**Request:** Return all of the lines below exactly as they are.

== Collected data

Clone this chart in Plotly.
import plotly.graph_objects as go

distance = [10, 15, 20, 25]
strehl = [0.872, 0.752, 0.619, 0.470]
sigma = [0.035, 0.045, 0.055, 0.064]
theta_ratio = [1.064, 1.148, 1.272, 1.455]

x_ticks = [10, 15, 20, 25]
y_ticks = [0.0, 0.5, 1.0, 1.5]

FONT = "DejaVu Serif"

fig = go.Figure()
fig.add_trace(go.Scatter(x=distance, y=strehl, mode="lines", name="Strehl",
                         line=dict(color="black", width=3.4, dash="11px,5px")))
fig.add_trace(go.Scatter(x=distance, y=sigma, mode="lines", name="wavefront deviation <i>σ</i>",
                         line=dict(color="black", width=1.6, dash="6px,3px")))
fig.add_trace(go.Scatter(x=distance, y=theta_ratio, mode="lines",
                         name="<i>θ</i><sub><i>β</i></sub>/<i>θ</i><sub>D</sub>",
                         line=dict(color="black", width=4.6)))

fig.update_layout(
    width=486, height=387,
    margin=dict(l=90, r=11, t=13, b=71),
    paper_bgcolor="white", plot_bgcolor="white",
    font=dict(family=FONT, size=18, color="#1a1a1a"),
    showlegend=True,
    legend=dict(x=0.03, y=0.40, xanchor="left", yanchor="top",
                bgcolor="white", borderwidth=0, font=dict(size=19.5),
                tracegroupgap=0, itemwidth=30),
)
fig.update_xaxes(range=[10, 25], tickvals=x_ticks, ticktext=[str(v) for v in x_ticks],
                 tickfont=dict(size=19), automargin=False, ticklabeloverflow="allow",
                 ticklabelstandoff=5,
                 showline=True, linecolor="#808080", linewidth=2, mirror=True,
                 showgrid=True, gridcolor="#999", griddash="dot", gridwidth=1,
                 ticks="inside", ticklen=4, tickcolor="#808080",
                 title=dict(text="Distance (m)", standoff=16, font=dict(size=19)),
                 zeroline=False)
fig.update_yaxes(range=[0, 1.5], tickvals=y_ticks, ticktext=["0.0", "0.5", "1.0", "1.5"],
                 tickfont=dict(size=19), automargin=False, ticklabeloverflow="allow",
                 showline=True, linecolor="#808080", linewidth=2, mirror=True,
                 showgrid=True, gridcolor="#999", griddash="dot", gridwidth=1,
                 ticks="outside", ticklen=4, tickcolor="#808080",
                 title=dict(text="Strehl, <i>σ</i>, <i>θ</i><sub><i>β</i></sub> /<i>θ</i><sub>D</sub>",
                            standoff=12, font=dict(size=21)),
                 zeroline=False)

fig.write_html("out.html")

====

**Output below:**
Clone this chart in Plotly.
import plotly.graph_objects as go

distance = [10, 15, 20, 25]
strehl = [0.872, 0.752, 0.619, 0.470]
sigma = [0.035, 0.045, 0.055, 0.064]
theta_ratio = [1.064, 1.148, 1.272, 1.455]

x_ticks = [10, 15, 20, 25]
y_ticks = [0.0, 0.5, 1.0, 1.5]

FONT = "DejaVu Serif"

fig = go.Figure()
fig.add_trace(go.Scatter(x=distance, y=strehl, mode="lines", name="Strehl",
                         line=dict(color="black", width=3.4, dash="11px,5px")))
fig.add_trace(go.Scatter(x=distance, y=sigma, mode="lines", name="wavefront deviation <i>σ</i>",
                         line=dict(color="black", width=1.6, dash="6px,3px")))
fig.add_trace(go.Scatter(x=distance, y=theta_ratio, mode="lines",
                         name="<i>θ</i><sub><i>β</i></sub>/<i>θ</i><sub>D</sub>",
                         line=dict(color="black", width=4.6)))

fig.update_layout(
    width=486, height=387,
    margin=dict(l=90, r=11, t=13, b=71),
    paper_bgcolor="white", plot_bgcolor="white",
    font=dict(family=FONT, size=18, color="#1a1a1a"),
    showlegend=True,
    legend=dict(x=0.03, y=0.40, xanchor="left", yanchor="top",
                bgcolor="white", borderwidth=0, font=dict(size=19.5),
                tracegroupgap=0, itemwidth=30),
)
fig.update_xaxes(range=[10, 25], tickvals=x_ticks, ticktext=[str(v) for v in x_ticks],
                 tickfont=dict(size=19), automargin=False, ticklabeloverflow="allow",
                 ticklabelstandoff=5,
                 showline=True, linecolor="#808080", linewidth=2, mirror=True,
                 showgrid=True, gridcolor="#999", griddash="dot", gridwidth=1,
                 ticks="inside", ticklen=4, tickcolor="#808080",
                 title=dict(text="Distance (m)", standoff=16, font=dict(size=19)),
                 zeroline=False)
fig.update_yaxes(range=[0, 1.5], tickvals=y_ticks, ticktext=["0.0", "0.5", "1.0", "1.5"],
                 tickfont=dict(size=19), automargin=False, ticklabeloverflow="allow",
                 showline=True, linecolor="#808080", linewidth=2, mirror=True,
                 showgrid=True, gridcolor="#999", griddash="dot", gridwidth=1,
                 ticks="outside", ticklen=4, tickcolor="#808080",
                 title=dict(text="Strehl, <i>σ</i>, <i>θ</i><sub><i>β</i></sub> /<i>θ</i><sub>D</sub>",
                            standoff=12, font=dict(size=21)),
                 zeroline=False)

fig.write_html("out.html")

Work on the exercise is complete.